I was released from the hospital the very next day, and according to my calendar, I had about 60 days left to live.

The car ride home was very awkward. My mom's knuckles were white against the steering wheel and her whole body was tense. She was probably thinking about how everything would play out once we got home.

Not able to bear the silence, I finally spoke up. "Mom, it's okay. If I only have-" I took a sharp breath. "If I only have two months to live, I don't want to remember you like this. This, this isn't helping."

She let out a sigh. "I'm sorry. It's just hard for me to cope with, you know?"

"It's not your life at the line." I said a little too sharply, and she flinched. "I'm sorry. My head hurts." It was a lame excuse, and I immediately felt bad.

I turned towards her. "Mom, I don't want to go to school. I'm going to drop out. It will just make my head hurt and there really isn't a point of wasting my time at school."

She nodded her head. I was going to go into the senior year, and now it was obvious that I wouldn't need an education.

"I was thinking that maybe instead, I could do crazy things that I never thought possible."

"Honey, the doctor said you needed to take it easy."

"No, Mom, I'm going to live my life. I've always wanted to travel. You know that it has been my dream for years to go to Europe. If I never got cancer, I would have applied to Oxford University and lived in England. Please just let me go. The costs won't even matter because it's not like you'll ever have to spend money on me ever again. I want to go. Please."

There were tears in her eyes and she swerved into another lane. "How can you talk about this like it's no big deal?"

I looked at her, and tears began to form in my own. "I guess I was just able to accept that there's no fighting it. I might as well enjoy myself."

She nodded her head. "When do you want to go?"

"The next flight. As soon as I can."

"And who would go with you?"

I hesitated. I know that I will miss my mom, but I don't want to drag her into this. My heart ached because I felt selfish, but this is something I need to do on my own. But if she lets me go, what happens if I have another attack? Or what if I die early?

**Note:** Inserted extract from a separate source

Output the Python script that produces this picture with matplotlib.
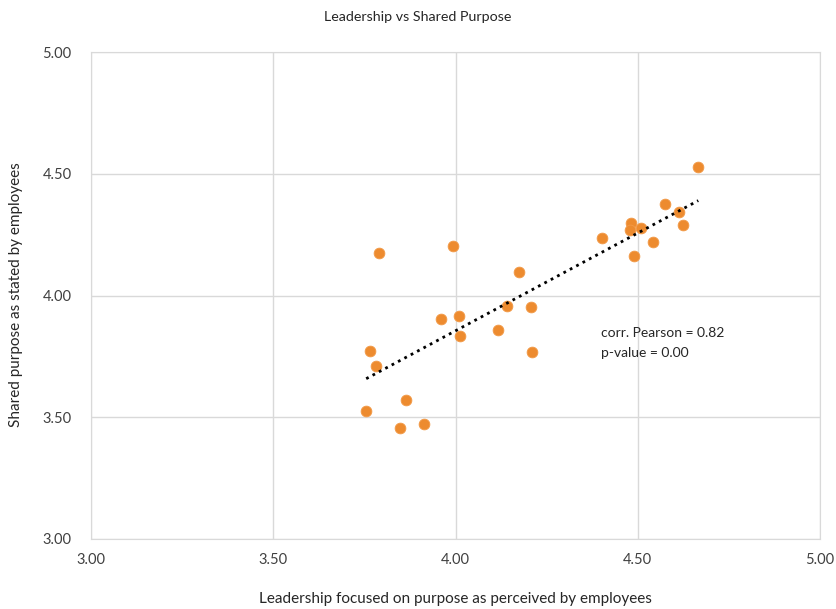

This most definitely is the dumbest thing I have ever done in my life. Of course my mother can't go. She has work. None of my friends can go because they still need to be in school. Well, there was this one friend that came to mind, but the idea seemed nearly impossible.

After thinking it through in my mind, I finally decided like that would be my best option.

"Mom, what about Maddie? She already lives in England and she's a responsible adult. Do you remember her?"

My mom laughed. "Oh, I remember her. She wasn't a responsible adult the last time I saw her."

"Mom!" I sighed. "She's attending college there and she's four years older since the last time you saw her. We have kept in touch all these years and she's totally awesome and I would trust her with my life. She's responsible, trust me."

We pulled into our driveway and it seemed as if my mom may have relaxed an inch or two. She looked at me with sad eyes.

"We'll I guess I better help you pack. Don't leave anything important and try to be as careful as you can."

I rolled my eyes. "Of course."

She opened my car door for me. "I'll call the .airport to reserve tickets for the next possible flight. Would you like London to be your first destination?"